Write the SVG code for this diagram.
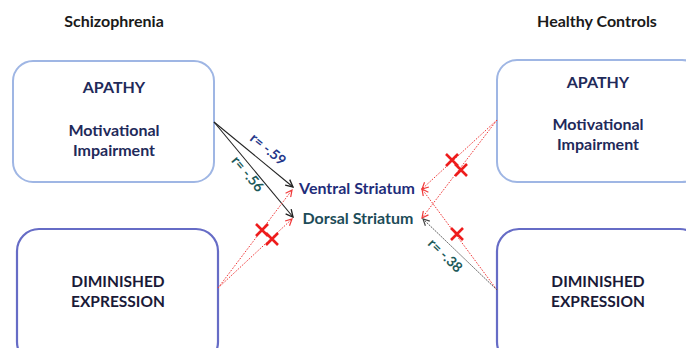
<svg xmlns="http://www.w3.org/2000/svg" width="686" height="348" viewBox="0 0 686 348">
<style>
text{font-family:Lato,"Open Sans","Liberation Sans",sans-serif;font-weight:bold;text-anchor:middle}
.hdr{font-size:16px;fill:#1a1a1a}
.nt{font-size:16px;fill:#1f2a5a}
.nd{font-size:15.5px;fill:#1a1a38}
.top{fill:#fff;stroke:#9fb6e4;stroke-width:2}
.bot{fill:#fff;stroke:#666cc6;stroke-width:2.2}
.blk{stroke:#222;stroke-width:1.1;fill:none}
.red{stroke:#f03a3a;stroke-width:1;stroke-dasharray:1.6 1.4;fill:none}
.gry{stroke:#555;stroke-width:1;stroke-dasharray:1.8 1;fill:none}
.x{stroke:#ee1c1c;stroke-width:2.6;fill:none}
.lbl{font-size:14px}
</style>
<defs>
<marker id="ab" viewBox="0 0 10 10" refX="9" refY="5" markerWidth="9" markerHeight="9" markerUnits="userSpaceOnUse" orient="auto"><path d="M1,1 L9,5 L1,9" fill="none" stroke="#222" stroke-width="1.5"/></marker>
<marker id="ar" viewBox="0 0 10 10" refX="9" refY="5" markerWidth="8" markerHeight="8" markerUnits="userSpaceOnUse" orient="auto"><path d="M1,1 L9,5 L1,9" fill="none" stroke="#f03a3a" stroke-width="1.5"/></marker>
<marker id="ag" viewBox="0 0 10 10" refX="9" refY="5" markerWidth="8" markerHeight="8" markerUnits="userSpaceOnUse" orient="auto"><path d="M1,1 L9,5 L1,9" fill="none" stroke="#444" stroke-width="1.5"/></marker>
</defs>
<rect width="686" height="348" fill="#fff"/>
<text class="hdr" x="114" y="27">Schizophrenia</text>
<text class="hdr" x="597" y="27">Healthy Controls</text>

<g id="sz-apathy">
<rect class="top" x="13" y="61" width="201" height="121" rx="20"/>
<text class="nt" x="114" y="93">APATHY</text>
<text class="nt" x="114" y="136">Motivational</text>
<text class="nt" x="114" y="156">Impairment</text>
</g>
<g id="sz-diminished">
<rect class="bot" x="17" y="229" width="201" height="135" rx="22"/>
<text class="nd" x="118" y="287">DIMINISHED</text>
<text class="nd" x="118" y="307">EXPRESSION</text>
</g>
<g id="hc-apathy">
<rect class="top" x="497" y="60" width="205" height="122" rx="20"/>
<text class="nt" x="598" y="88">APATHY</text>
<text class="nt" x="598" y="130">Motivational</text>
<text class="nt" x="598" y="150">Impairment</text>
</g>
<g id="hc-diminished">
<rect class="bot" x="497" y="229" width="205" height="135" rx="22"/>
<text class="nd" x="598" y="287">DIMINISHED</text>
<text class="nd" x="598" y="307">EXPRESSION</text>
</g>
<g id="ventral">
<text x="357" y="194" style="font-size:16px;fill:#1f2d7a">Ventral Striatum</text>
</g>
<g id="dorsal">
<text x="358" y="224" style="font-size:16px;fill:#1d4c58">Dorsal Striatum</text>
</g>

<g id="connectors">
<line class="blk" x1="214" y1="122" x2="293" y2="187" marker-end="url(#ab)"/>
<line class="blk" x1="214" y1="122" x2="293" y2="217" marker-end="url(#ab)"/>
<line class="red" x1="218" y1="288" x2="292" y2="190" marker-end="url(#ar)"/>
<line class="red" x1="218" y1="288" x2="292" y2="219" marker-end="url(#ar)"/>
<line class="red" x1="497" y1="120" x2="422" y2="189" marker-end="url(#ar)"/>
<line class="red" x1="497" y1="120" x2="422" y2="218" marker-end="url(#ar)"/>
<line class="red" x1="497" y1="290" x2="422" y2="189" marker-end="url(#ar)"/>
<line class="gry" x1="497" y1="290" x2="423" y2="219" marker-end="url(#ag)"/>
<text class="lbl" transform="translate(265,153) rotate(39.4)" style="fill:#24378a">r= -.59</text>
<text class="lbl" transform="translate(244,177) rotate(50)" style="fill:#1d5a5a">r= -.56</text>
<text class="lbl" transform="translate(442,259) rotate(44)" style="fill:#1d5a5a">r= -.38</text>
<path class="x" d="M256,224 L268,236 M268,224 L256,236"/>
<path class="x" d="M266,233 L278,245 M278,233 L266,245"/>
<path class="x" d="M446,154 L458,166 M458,154 L446,166"/>
<path class="x" d="M455,164 L467,176 M467,164 L455,176"/>
<path class="x" d="M451,228 L463,240 M463,228 L451,240"/>
</g>
</svg>
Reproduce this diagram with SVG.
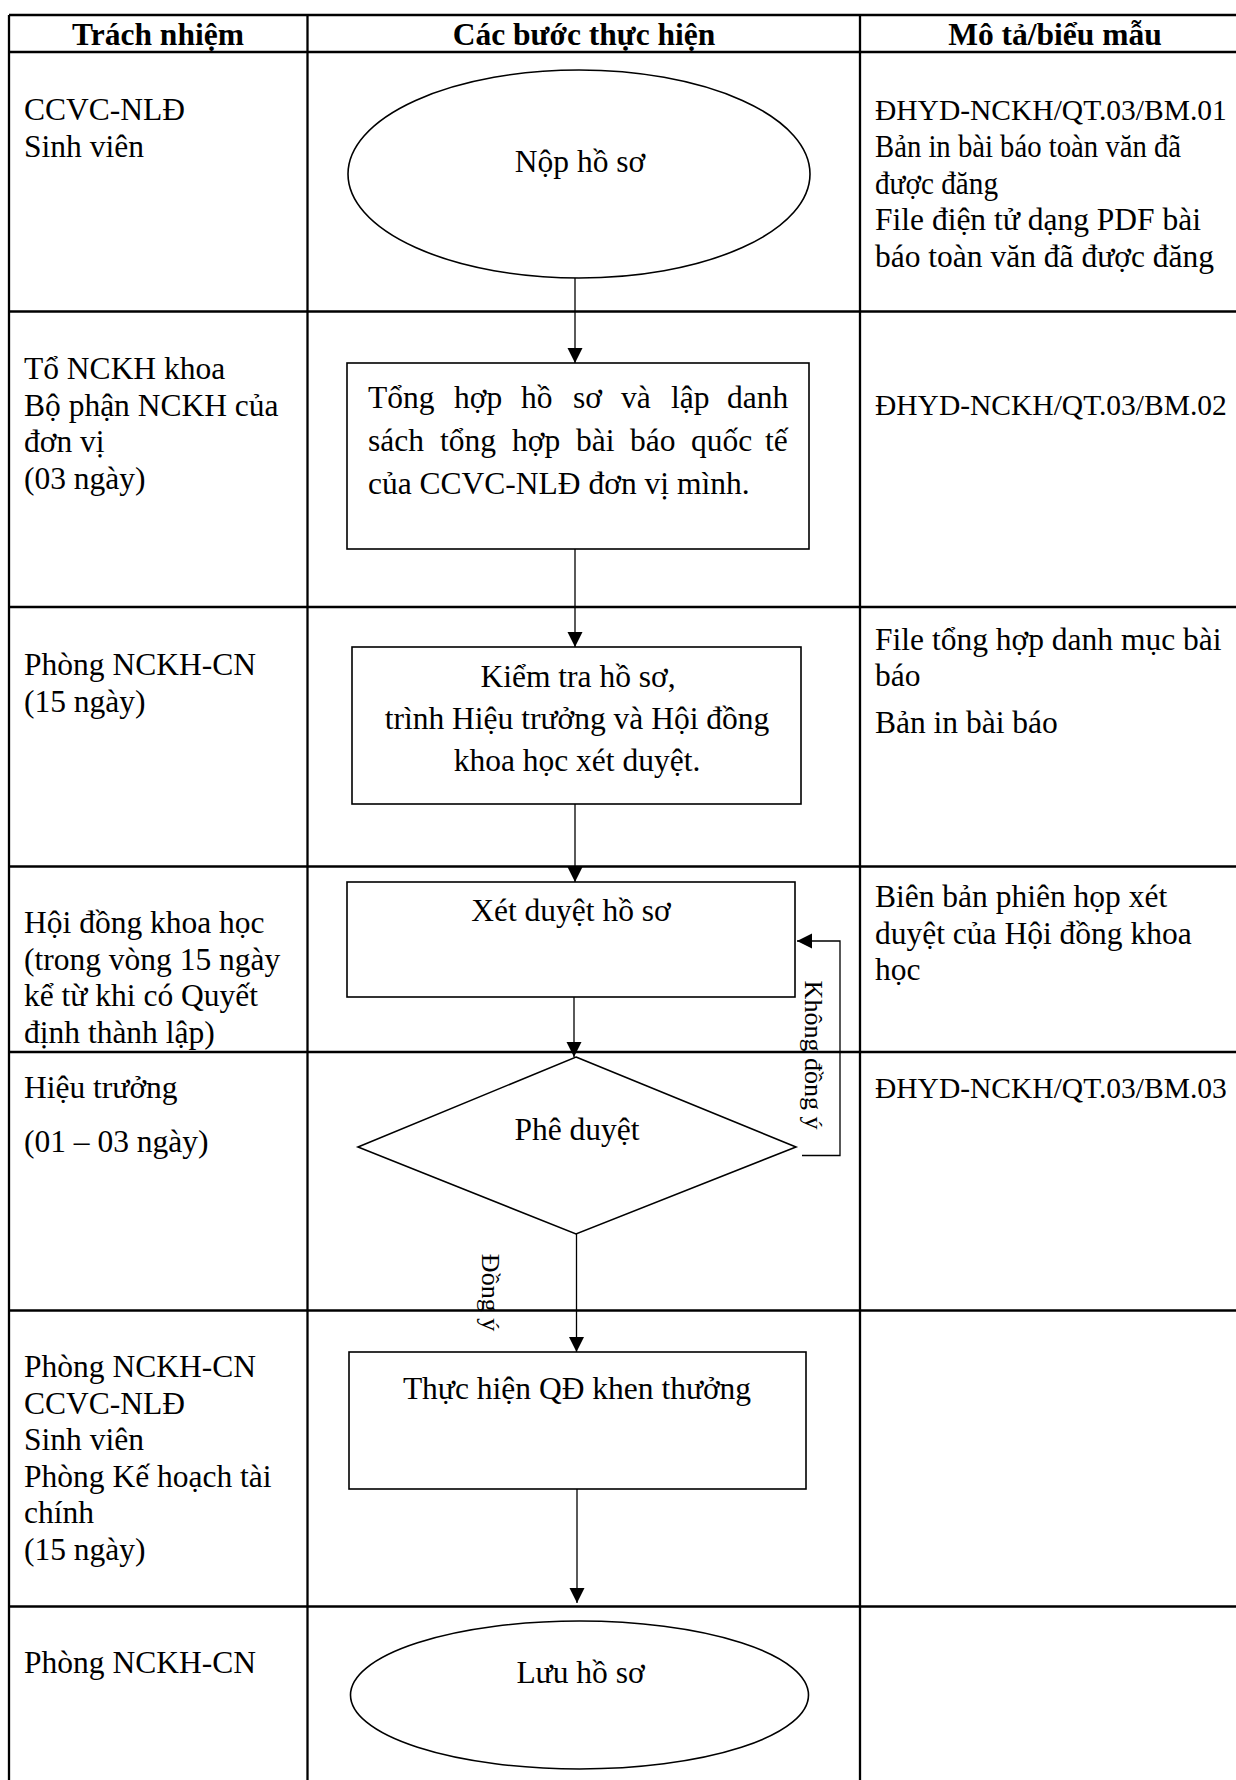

DIRECTIONS FOR THIS TASK
Every line holding "diagram" should be copied out.

PROBLEM SOLUTION
Write the SVG code for this diagram.
Reproduce this diagram with SVG.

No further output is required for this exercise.